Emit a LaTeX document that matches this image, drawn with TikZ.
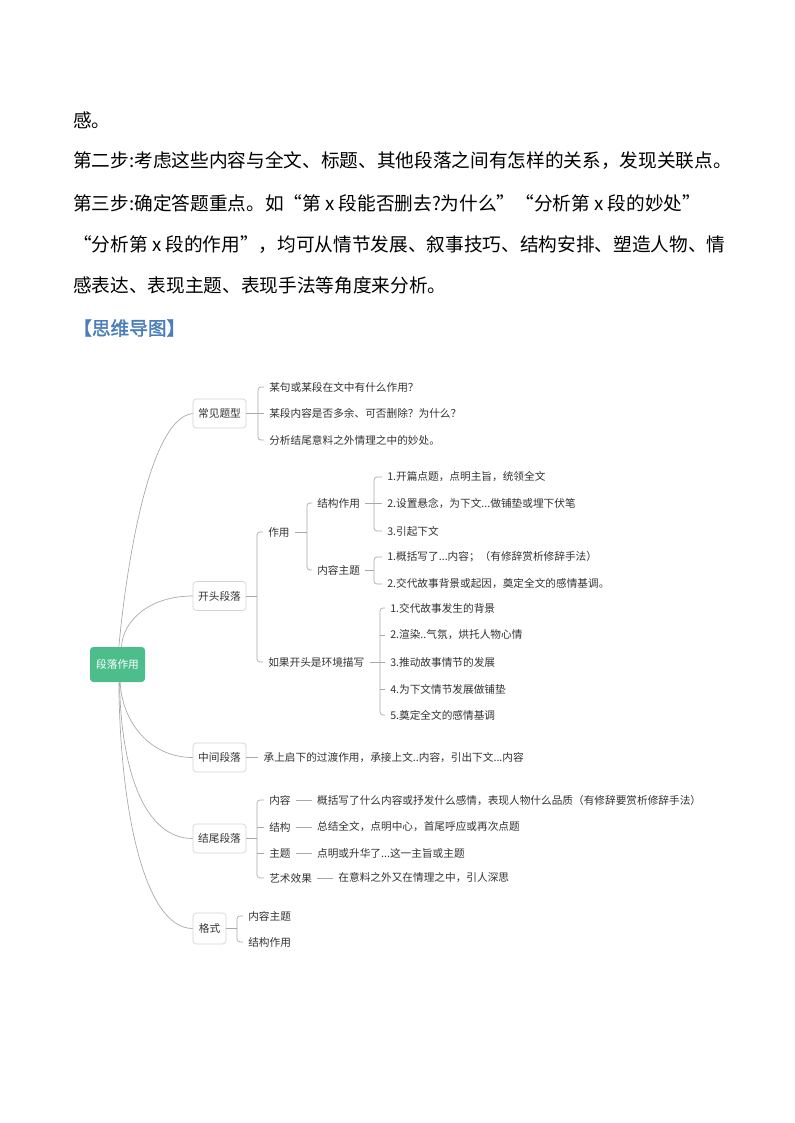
\documentclass[tikz,border=0pt]{standalone}
\usepackage{fontspec}
\setmainfont{Noto Sans CJK SC}[AutoFakeBold=2]
\usetikzlibrary{positioning}
\definecolor{mapgreen}{HTML}{4DBE8B}
\definecolor{linegray}{HTML}{A8A8A8}
\definecolor{boxgray}{HTML}{D4D4D4}
\definecolor{headblue}{HTML}{4A7EBB}
\definecolor{textgray}{HTML}{333333}
\tikzset{
  body/.style={anchor=west,inner sep=0pt,font=\fontsize{14}{16}\selectfont},
  rootbox/.style={fill=mapgreen,rounded corners=2.5pt,text=white,minimum width=41.25pt,minimum height=26.25pt,inner sep=0pt,font=\fontsize{8}{9}\selectfont},
  topic/.style={draw=boxgray,line width=0.5pt,rounded corners=2.5pt,minimum width=39.75pt,minimum height=21.75pt,inner sep=0pt,text=textgray,font=\fontsize{8}{9}\selectfont},
  leaf/.style={anchor=west,inner xsep=3.75pt,inner ysep=1pt,text=textgray,font=\fontsize{8}{9}\selectfont},
  link/.style={draw=linegray,line width=0.5pt},
  fork/.style={link,rounded corners=2.25pt},
}

\begin{document}
\begin{tikzpicture}[x=0.75pt,y=-0.75pt]
	\useasboundingbox[fill=white] (0,0) rectangle (794,1123);
	%text above the map
	\node[body] (l1) at (73,120) {感。};
	\node[body] (l2) at (73,161) {第二步:考虑这些内容与全文、标题、其他段落之间有怎样的关系，发现关联点。};
	\node[body] (l3) at (73,203) {第三步:确定答题重点。如“第 x 段能否删去?为什么”“分析第 x 段的妙处”};
	\node[body] (l4) at (73,245) {“分析第 x 段的作用”，均可从情节发展、叙事技巧、结构安排、塑造人物、情};
	\node[body] (l5) at (73,285) {感表达、表现主题、表现手法等角度来分析。};
	\node[body,text=headblue,font=\fontsize{14}{16}\selectfont\bfseries] (head) at (73,328) {【思维导图】};
	%root and main branches
	\node[rootbox] (root) at (117.5,664.5) {段落作用};
	\node[topic] (typ) at (219.5,413.5) {常见题型};
	\node[topic] (open) at (219.5,596) {开头段落};
	\node[topic] (mid) at (219.5,757.5) {中间段落};
	\node[topic] (end) at (219.5,838.5) {结尾段落};
	\node[topic,minimum width=24.75pt,minimum height=23.25pt] (fmt) at (209.5,928.5) {格式};
	\draw[link] ([xshift=1pt]root.north) .. controls (127,560) and (150,418) .. (typ.west);
	\draw[link] ([xshift=3pt]root.north) .. controls (123,620) and (150,596) .. (open.west);
	\draw[link] ([xshift=2pt]root.south) .. controls (122,722) and (150,757.5) .. (mid.west);
	\draw[link] ([xshift=1.5pt]root.south) .. controls (121,772) and (145,838.5) .. (end.west);
	\draw[link] ([xshift=1pt]root.south) .. controls (120,812) and (145,928.5) .. (fmt.west);
	%常见题型
	\node[leaf] (t1) at (264,387) {某句或某段在文中有什么作用？};
	\node[leaf] (t2) at (264,413) {某段内容是否多余、可否删除？为什么？};
	\node[leaf] (t3) at (264,440) {分析结尾意料之外情理之中的妙处。};
	\coordinate (kA) at (258,413.5);
	\draw[link] (typ.east) -- (kA);
	\draw[fork] (t1.west) -| (kA) |- (t3.west);
	\draw[link] (t2.west -| kA) -- (t2.west);
	%开头段落
	\node[leaf] (a1) at (263,532) {作用};
	\node[leaf] (a2) at (263,662) {如果开头是环境描写};
	\coordinate (kB) at (257,596);
	\draw[link] (open.east) -- (kB);
	\draw[fork] (a1.west) -| (kB) |- (a2.west);
	\node[leaf] (b1) at (312,503) {结构作用};
	\node[leaf] (b2) at (312,570) {内容主题};
	\coordinate (kC) at (307,532);
	\draw[link] (a1.east) -- (kC);
	\draw[fork] (b1.west) -| (kC) |- (b2.west);
	\node[leaf] (c1) at (382,477) {1.开篇点题，点明主旨，统领全文};
	\node[leaf] (c2) at (382,503) {2.设置悬念，为下文...做铺垫或埋下伏笔};
	\node[leaf] (c3) at (382,531) {3.引起下文};
	\coordinate (kD) at (374,503);
	\draw[link] (b1.east) -- (kD);
	\draw[fork] (c1.west) -| (kD) |- (c3.west);
	\draw[link] (kD) -- (c2.west);
	\node[leaf] (d1) at (382,557) {1.概括写了...内容；（有修辞赏析修辞手法）};
	\node[leaf] (d2) at (382,584) {2.交代故事背景或起因，奠定全文的感情基调。};
	\coordinate (kE) at (374,570);
	\draw[link] (b2.east) -- (kE);
	\draw[fork] (d1.west) -| (kE) |- (d2.west);
	\node[leaf] (e1) at (385,608) {1.交代故事发生的背景};
	\node[leaf] (e2) at (385,635) {2.渲染..气氛，烘托人物心情};
	\node[leaf] (e3) at (385,662) {3.推动故事情节的发展};
	\node[leaf] (e4) at (385,689) {4.为下文情节发展做铺垫};
	\node[leaf] (e5) at (385,715) {5.奠定全文的感情基调};
	\coordinate (kF) at (380,662);
	\draw[link] (a2.east) -- (kF);
	\draw[fork] (e1.west) -| (kF) |- (e5.west);
	\foreach \n in {e2,e3,e4}
		\draw[link] (\n.west -| kF) -- (\n.west);
	%中间段落
	\node[leaf,right=9pt of mid] (m1) {承上启下的过渡作用，承接上文..内容，引出下文...内容};
	\draw[link] (mid) -- (m1);
	%结尾段落
	\node[leaf] (f1) at (264,800) {内容};
	\node[leaf] (f2) at (264,827) {结构};
	\node[leaf] (f3) at (264,853) {主题};
	\node[leaf] (f4) at (264,878) {艺术效果};
	\node[leaf,right=12pt of f1] (g1) {概括写了什么内容或抒发什么感情，表现人物什么品质（有修辞要赏析修辞手法）};
	\node[leaf,right=12pt of f2] (g2) {总结全文，点明中心，首尾呼应或再次点题};
	\node[leaf,right=12pt of f3] (g3) {点明或升华了...这一主旨或主题};
	\node[leaf,right=12pt of f4] (g4) {在意料之外又在情理之中，引人深思};
	\foreach \n in {1,...,4}
		\draw[link] (f\n) -- (g\n);
	\coordinate (kG) at (257,838.5);
	\draw[link] (end.east) -- (kG);
	\draw[fork] (f1.west) -| (kG) |- (f4.west);
	\draw[link] (f2.west -| kG) -- (f2.west);
	\draw[link] (f3.west -| kG) -- (f3.west);
	%格式
	\node[leaf] (h1) at (243,916) {内容主题};
	\node[leaf] (h2) at (243,942) {结构作用};
	\coordinate (kH) at (237,928.5);
	\draw[link] (fmt.east) -- (kH);
	\draw[fork] (h1.west) -| (kH) |- (h2.west);
\end{tikzpicture}
\end{document}
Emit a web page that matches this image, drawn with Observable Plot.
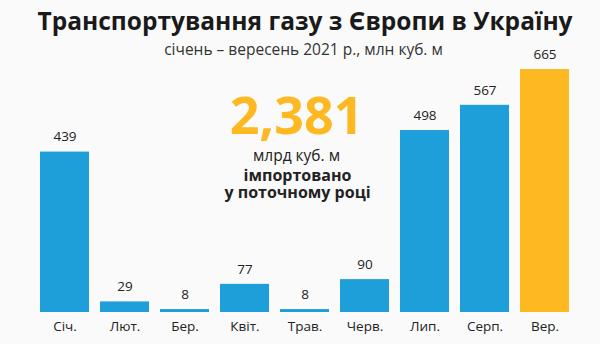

......

Go through the records and gather the lines that hold "matches".

Emit a LaTeX document that matches this image, drawn with TikZ.
Emit a web page that matches this image, drawn with Observable Plot.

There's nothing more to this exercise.